The October edition of Crosstalk dealt with the move to bring private medical practitioners under the ambit of the Consumer Protection and Redressal Act (COPRA). Present at the debate were many of Delhi's better known doctors, victims of medical negligence, consumer activists, journalists, representatives of various bodies such as the Medical Council of India, and National Consumer Disputes Redressal Commission chairperson Justice V Balakrishna Eradi.
On the warpath
The doctors clearly felt threatened by the move, and several of them were extremely voluble and, at times, combative, to put it mildly. One excitable gentleman even became violent, causing Janata Dal MP Dinesh Trivedi to declare loudly, "I want to know if he's behaving like a doctor or a terrorist -- if this how doctors behave, we need protection against them."
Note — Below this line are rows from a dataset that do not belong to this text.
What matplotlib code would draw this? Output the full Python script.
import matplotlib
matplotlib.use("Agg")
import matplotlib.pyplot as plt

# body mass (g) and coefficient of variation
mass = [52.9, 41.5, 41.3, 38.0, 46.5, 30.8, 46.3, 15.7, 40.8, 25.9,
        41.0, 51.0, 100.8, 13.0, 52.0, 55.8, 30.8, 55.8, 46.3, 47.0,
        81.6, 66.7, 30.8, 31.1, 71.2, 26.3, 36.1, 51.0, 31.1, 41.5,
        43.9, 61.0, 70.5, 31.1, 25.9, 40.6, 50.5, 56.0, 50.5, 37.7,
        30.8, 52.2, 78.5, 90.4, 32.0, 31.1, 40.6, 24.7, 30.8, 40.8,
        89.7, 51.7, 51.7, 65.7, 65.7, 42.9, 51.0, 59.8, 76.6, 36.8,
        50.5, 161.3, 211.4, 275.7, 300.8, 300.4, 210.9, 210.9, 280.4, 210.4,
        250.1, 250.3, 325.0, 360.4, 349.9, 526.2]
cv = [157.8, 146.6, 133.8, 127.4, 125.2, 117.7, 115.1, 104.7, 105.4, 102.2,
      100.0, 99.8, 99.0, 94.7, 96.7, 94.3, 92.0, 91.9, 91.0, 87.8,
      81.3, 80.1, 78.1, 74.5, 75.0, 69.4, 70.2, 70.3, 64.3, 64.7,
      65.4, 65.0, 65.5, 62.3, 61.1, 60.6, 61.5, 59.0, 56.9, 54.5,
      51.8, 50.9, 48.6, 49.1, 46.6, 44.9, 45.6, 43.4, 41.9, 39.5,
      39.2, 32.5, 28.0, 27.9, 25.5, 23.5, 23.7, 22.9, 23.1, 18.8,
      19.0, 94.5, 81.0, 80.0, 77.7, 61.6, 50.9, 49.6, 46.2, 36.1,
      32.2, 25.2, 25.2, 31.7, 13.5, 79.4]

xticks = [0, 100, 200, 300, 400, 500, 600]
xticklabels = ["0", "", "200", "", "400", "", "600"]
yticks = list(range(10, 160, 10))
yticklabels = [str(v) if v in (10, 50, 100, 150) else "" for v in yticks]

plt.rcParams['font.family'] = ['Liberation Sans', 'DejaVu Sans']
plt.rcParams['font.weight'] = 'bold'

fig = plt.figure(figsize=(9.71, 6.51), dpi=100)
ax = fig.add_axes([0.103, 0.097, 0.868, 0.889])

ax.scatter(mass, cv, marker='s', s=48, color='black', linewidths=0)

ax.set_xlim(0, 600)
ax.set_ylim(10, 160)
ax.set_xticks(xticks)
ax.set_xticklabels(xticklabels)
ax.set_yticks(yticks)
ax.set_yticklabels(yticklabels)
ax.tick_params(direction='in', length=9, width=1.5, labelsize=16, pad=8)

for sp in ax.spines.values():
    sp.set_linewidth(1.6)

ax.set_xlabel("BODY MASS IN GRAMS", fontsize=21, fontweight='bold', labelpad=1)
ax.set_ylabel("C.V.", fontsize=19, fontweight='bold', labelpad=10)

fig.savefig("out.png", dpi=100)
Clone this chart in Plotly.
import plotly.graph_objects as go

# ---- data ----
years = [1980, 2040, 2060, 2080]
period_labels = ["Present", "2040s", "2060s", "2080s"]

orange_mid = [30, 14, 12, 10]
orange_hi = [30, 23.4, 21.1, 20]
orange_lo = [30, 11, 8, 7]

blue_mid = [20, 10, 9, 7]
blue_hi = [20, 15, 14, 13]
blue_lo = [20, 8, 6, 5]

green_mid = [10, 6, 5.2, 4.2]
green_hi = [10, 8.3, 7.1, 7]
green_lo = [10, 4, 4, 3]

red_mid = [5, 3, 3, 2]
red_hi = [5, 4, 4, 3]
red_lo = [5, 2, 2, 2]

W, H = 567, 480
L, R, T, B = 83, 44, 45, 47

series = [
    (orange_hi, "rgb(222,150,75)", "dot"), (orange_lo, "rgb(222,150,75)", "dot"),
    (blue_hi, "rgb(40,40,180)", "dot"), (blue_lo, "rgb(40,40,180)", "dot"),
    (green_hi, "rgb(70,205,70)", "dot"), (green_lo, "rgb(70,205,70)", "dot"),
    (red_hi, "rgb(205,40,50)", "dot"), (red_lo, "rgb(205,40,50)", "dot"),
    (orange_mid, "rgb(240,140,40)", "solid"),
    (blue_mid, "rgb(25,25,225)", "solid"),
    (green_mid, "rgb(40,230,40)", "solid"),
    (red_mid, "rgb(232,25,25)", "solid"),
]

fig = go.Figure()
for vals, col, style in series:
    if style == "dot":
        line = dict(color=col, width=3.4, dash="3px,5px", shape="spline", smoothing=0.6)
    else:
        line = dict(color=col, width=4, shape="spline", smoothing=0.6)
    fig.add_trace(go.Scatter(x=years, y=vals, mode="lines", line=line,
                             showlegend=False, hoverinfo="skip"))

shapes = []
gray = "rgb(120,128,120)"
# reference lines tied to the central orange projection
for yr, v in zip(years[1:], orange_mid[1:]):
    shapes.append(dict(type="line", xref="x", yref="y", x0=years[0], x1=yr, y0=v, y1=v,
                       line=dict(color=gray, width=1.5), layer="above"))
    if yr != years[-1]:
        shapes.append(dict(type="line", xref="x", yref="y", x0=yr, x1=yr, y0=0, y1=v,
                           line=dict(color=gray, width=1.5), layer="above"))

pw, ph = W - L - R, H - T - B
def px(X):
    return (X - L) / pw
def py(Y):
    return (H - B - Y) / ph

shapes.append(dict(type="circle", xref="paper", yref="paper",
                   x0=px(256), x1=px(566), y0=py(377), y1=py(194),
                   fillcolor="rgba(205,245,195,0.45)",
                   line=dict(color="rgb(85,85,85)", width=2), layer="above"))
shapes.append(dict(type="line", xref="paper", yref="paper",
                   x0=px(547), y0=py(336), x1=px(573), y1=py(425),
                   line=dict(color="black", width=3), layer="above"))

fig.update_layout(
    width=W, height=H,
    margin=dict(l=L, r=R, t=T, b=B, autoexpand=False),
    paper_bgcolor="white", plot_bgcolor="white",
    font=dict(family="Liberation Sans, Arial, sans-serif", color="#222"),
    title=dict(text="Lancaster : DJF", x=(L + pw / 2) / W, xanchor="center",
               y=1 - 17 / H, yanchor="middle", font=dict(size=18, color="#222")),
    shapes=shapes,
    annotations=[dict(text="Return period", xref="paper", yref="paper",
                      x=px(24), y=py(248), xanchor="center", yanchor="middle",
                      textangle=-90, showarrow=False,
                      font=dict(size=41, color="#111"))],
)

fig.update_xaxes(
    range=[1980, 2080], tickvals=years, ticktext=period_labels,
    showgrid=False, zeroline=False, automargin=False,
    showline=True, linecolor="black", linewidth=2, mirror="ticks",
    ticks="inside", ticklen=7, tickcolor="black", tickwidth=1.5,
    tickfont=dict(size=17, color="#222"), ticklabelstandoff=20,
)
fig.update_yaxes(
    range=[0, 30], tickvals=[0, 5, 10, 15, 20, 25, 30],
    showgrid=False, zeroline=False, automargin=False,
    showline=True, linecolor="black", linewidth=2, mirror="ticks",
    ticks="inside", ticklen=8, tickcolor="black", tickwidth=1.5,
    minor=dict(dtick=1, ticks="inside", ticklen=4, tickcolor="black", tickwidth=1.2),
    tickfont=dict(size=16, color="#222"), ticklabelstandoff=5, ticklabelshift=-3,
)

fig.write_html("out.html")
One pertinent point that emerged from the noisy arguments was that the Medical Council of India (MCI) has so far had neither the power nor enough inclination to bring erring doctors to heel. Consumer affairs columnist Pushpa Girimaji gave a lucid example of a patient dying on the operating table in a Karnataka hospital. When the case went to MCI, far from taking any action, it let the doctor off without even a warning. The Mangalore district court, on the basis of the same evidence, awarded the deceased's next-of-kin Rs 5 lakh as compensation. A man whose 21-year-old son died after a simple operation in a reputed private hospital in Bombay, said MCI did not even reply to his letter bringing the case to its notice.
Doctors argued that making them accountable under COPRA would only lead to them practising defensive medicine and turning away patients. It would also force doctors to seek insurance coverage, which would, in turn, lead to medicare costs becoming prohibitive. Some said it was demeaning to be brought under the control of a consumer act, almost as if they were the ones who had spread the disease in the first place. Others said they were willing to go before a consumer court if other professions were also brought under its ambit, and provided the screening body included doctors. Justice Eradi pointed out that he would consider no case of this kind without seeking expert medical advice.
A consumer activist pointed out that 90 per cent of the cases filed under COPRA were dismissed, a statistic seized upon joyously by doctors on the warpath. They argued that the move to bring them under COPRA would only lead to more frivolous litigation.
The president of the All India Hospitals and Nursing Homes Association revealed that fear of litigation was already forcing doctors in Madhya Pradesh to plead lack of infrastructure and refer patients to government hospitals instead of treating them. One question that was not satisfactorily resolved was why government doctors had been excluded from COPRA's ambit.
In a show charged with emotional excitement and frayed tempers, what emerged most clearly was that doctors had lost the respect of their clientele because their professional standards as a whole had fallen. Newstrack veteran Manoj Raghuvanshi, who compered the show, was an effective moderator, frequently forcing people to take a stand or answer questions they were trying to avoid.